Bu açıdan bakınca da tarifeler, Tayvan üzerinden yürütülen teknoloji savaşıyla birleşiyor, ABD’nin Tayvan’a verdiği teknoloji ve askeri destek, Çin tarafından “sınır aşımı” olarak algılanıyor; TSMC gibi şirketlerin çip üretiminde oynadığı rol, Tayvan’ı sadece siyasi değil, jeoteknolojik bir cephe haline getiriyor.
Teknolojik gelişme alanında başlayan adeta bir “yeni soğuk savaşı” andıran ortamda, iki kutuplu bir yeni sistemin şekillenmekte olduğunu düşündüren veriler hızla birikiyor. Bir tarafta ABD liderliğinde, geleceği hızla belirsizleşmekte olan AB ve NATO ekonomisi, diğer taraftan Çin liderliği altında toplanmaya başlayan BRICS bloku.
Bu kutupların, ekonomik siyasi yansımaları da Çin-Rusya-Hindistanİran-Güney ekonomilerinin oluşturduğu BRICS+ blokunun, ABD liderliğinde NATO tipi liberal tedarik zincirlerinden neoliberal ekonomiden ve liberal demokrasiden farklı ekonomik siyasi şekillenmeleri olarak karşımıza çıkıyor.
Batı merkezli emperyalist sistem içinde tarihsel olarak geri bıraktırılmış bağımlı ülkelerin egemen sınıfları da ABD sistemine dahil olmaktansa artan oranda, Çin’in altyapı, kredi ve siyasi bağımsızlık vaat eden sistemine yöneliyorlar.

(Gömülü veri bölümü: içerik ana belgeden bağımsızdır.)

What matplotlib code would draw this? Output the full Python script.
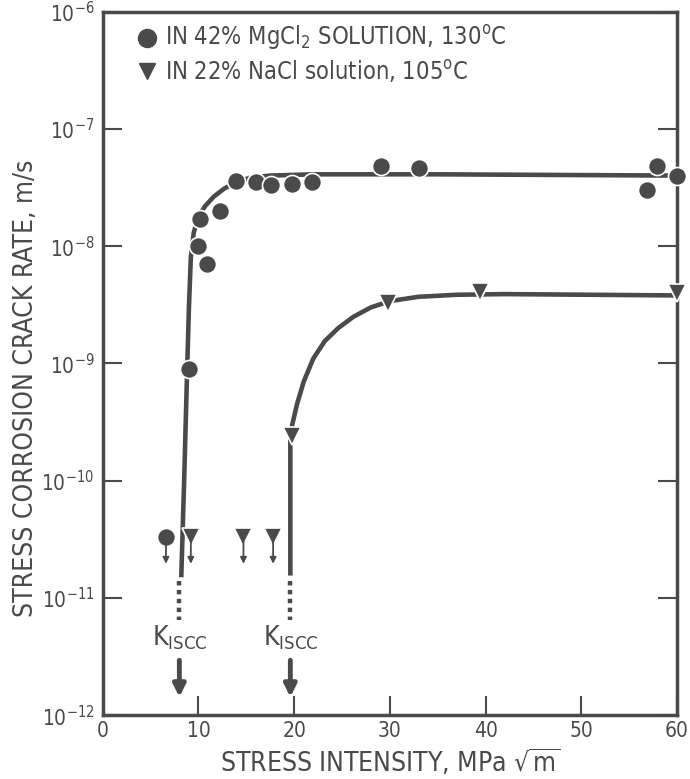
import matplotlib
matplotlib.use("Agg")
import matplotlib.pyplot as plt
from matplotlib import font_manager

# narrow/condensed face if one is installed
fonts = font_manager.fontManager.ttflist
cond = [f for f in fonts if f.name == 'DejaVu Sans' and 'ondensed' in f.fname]
plt.rcParams['font.family'] = ['DejaVu Sans']
if cond:
    plt.rcParams['font.stretch'] = 'condensed'
plt.rcParams['mathtext.default'] = 'regular'

ink = "#4a4a4a"

# MgCl2 data (circles)
mg_k = [9.0, 9.9, 10.2, 10.9, 12.3, 13.9, 16.0, 17.6, 19.8, 21.9, 29.1, 33.0, 56.9, 57.9, 60.0]
mg_v = [9e-10, 1.0e-8, 1.7e-8, 7e-9, 2.0e-8, 3.6e-8, 3.5e-8, 3.3e-8, 3.4e-8, 3.5e-8, 4.8e-8, 4.6e-8, 3.0e-8, 4.8e-8, 4.0e-8]
# NaCl data (triangles)
na_k = [19.8, 29.8, 39.4, 60.0]
na_v = [2.4e-10, 3.3e-9, 4.1e-9, 4.0e-9]
# no-growth points (below detection)
mg_low_k = [6.6]
na_low_k = [9.2, 14.7, 17.8]
low_v = 3.3e-11

# hand-drawn trend curves
mg_curve_k = [8.2, 8.5, 8.8, 9.0, 9.2, 9.5, 10.0, 10.7, 11.6, 12.7, 14.0, 15.5, 17.5, 22.0, 35.0, 60.0]
mg_curve_v = [1.5e-11, 1e-10, 8e-10, 3e-9, 8e-9, 1.3e-8, 1.8e-8, 2.2e-8, 2.65e-8, 3.1e-8,
              3.55e-8, 3.85e-8, 4.0e-8, 4.1e-8, 4.1e-8, 4.0e-8]
na_curve_k = [19.6, 19.6, 19.8, 20.3, 21.0, 22.0, 23.2, 24.6, 26.2, 28.0, 30.0, 33.0, 37.0, 42.0, 60.0]
na_curve_v = [1.55e-11, 2.2e-10, 3.0e-10, 4.5e-10, 7e-10, 1.1e-9, 1.55e-9, 2.0e-9, 2.5e-9,
              3.0e-9, 3.4e-9, 3.7e-9, 3.85e-9, 3.9e-9, 3.8e-9]

kiscc = [8.0, 19.6]

fig = plt.figure(figsize=(6.9, 7.79), dpi=100)
ax = fig.add_axes([0.149, 0.082, 0.832, 0.903])

ax.plot(mg_curve_k, mg_curve_v, color=ink, lw=3.3, solid_capstyle='butt', solid_joinstyle='round', zorder=2)
ax.plot(na_curve_k, na_curve_v, color=ink, lw=3.3, solid_capstyle='butt', solid_joinstyle='round', zorder=2)

mk = dict(color=ink, mec='white', mew=1.2, zorder=3, clip_on=False)
ax.plot(mg_k, mg_v, 'o', ms=13, **mk)
ax.plot(na_k, na_v, 'v', ms=13, **mk)
ax.plot(mg_low_k, [low_v], 'o', ms=13, **mk)
ax.plot(na_low_k, [low_v] * len(na_low_k), 'v', ms=13, **mk)

for k in mg_low_k + na_low_k:
    ax.annotate('', xy=(k, 1.85e-11), xytext=(k, low_v),
                arrowprops=dict(arrowstyle='-|>', color=ink, lw=1.3, mutation_scale=9))

for k in kiscc:
    ax.plot([k, k], [1.4e-11, 6.5e-12], color=ink, lw=3.2, ls=(0, (1, 1)))
    ax.text(k, 4.6e-12, r'K$_{ISCC}$', ha='center', va='center', fontsize=19, color=ink)
    ax.annotate('', xy=(k, 1.35e-12), xytext=(k, 3.1e-12),
                arrowprops=dict(arrowstyle='-|>', color=ink, lw=3.5, mutation_scale=18))

ax.set_yscale('log')
ax.set_xlim(0, 60)
ax.set_ylim(1e-12, 1e-6)
ax.set_xticks([0, 10, 20, 30, 40, 50, 60])
ax.set_yticks([1e-12, 1e-11, 1e-10, 1e-9, 1e-8, 1e-7, 1e-6])
ax.set_yticklabels([r'10$^{-12}$', r'10$^{-11}$', r'10$^{-10}$', r'10$^{-9}$',
                    r'10$^{-8}$', r'10$^{-7}$', r'10$^{-6}$'])
ax.minorticks_off()
ax.tick_params(direction='in', length=14, width=1.5, color=ink, labelcolor=ink, labelsize=15, pad=6)
ax.tick_params(axis='y', right=True)
ax.tick_params(axis='x', pad=4)
for s in ax.spines.values():
    s.set_linewidth(2.5)
    s.set_color(ink)

ax.set_xlabel(r'STRESS INTENSITY, MPa $\sqrt{m}$', fontsize=19, color=ink)
ax.xaxis.set_label_coords(0.5, -0.068)
ax.xaxis.label.set_va('center')
ax.set_ylabel('STRESS CORROSION CRACK RATE, m/s', fontsize=19, color=ink)
ax.yaxis.set_label_coords(-0.133, 0.464)
ax.yaxis.label.set_va('center')

ax.plot([0.077], [0.963], 'o', ms=13, color=ink, transform=ax.transAxes, clip_on=False)
ax.text(0.108, 0.963, r'IN 42% MgCl$_2$ SOLUTION, 130$^o$C', transform=ax.transAxes,
        fontsize=17, color=ink, va='center')
ax.plot([0.077], [0.915], 'v', ms=11, color=ink, transform=ax.transAxes, clip_on=False)
ax.text(0.108, 0.915, r'IN 22% NaCl solution, 105$^o$C', transform=ax.transAxes,
        fontsize=17, color=ink, va='center')

fig.savefig('out.png', dpi=100)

2025 yılının, Trump tarifeleri, Çin tarafında, salt bir “uyarı” değil, adeta bir nihai sinyal, neoliberal liberal düzenin sonu ve “post-American” (Amerika sonrası) bir çağın doğuşu olarak okunuyor. Çin, kendini, misyonunu, ABD merkezli düzen yıkılırken onun yerini alacak, yeni bir düzenin kurucu gücü olarak görüyor.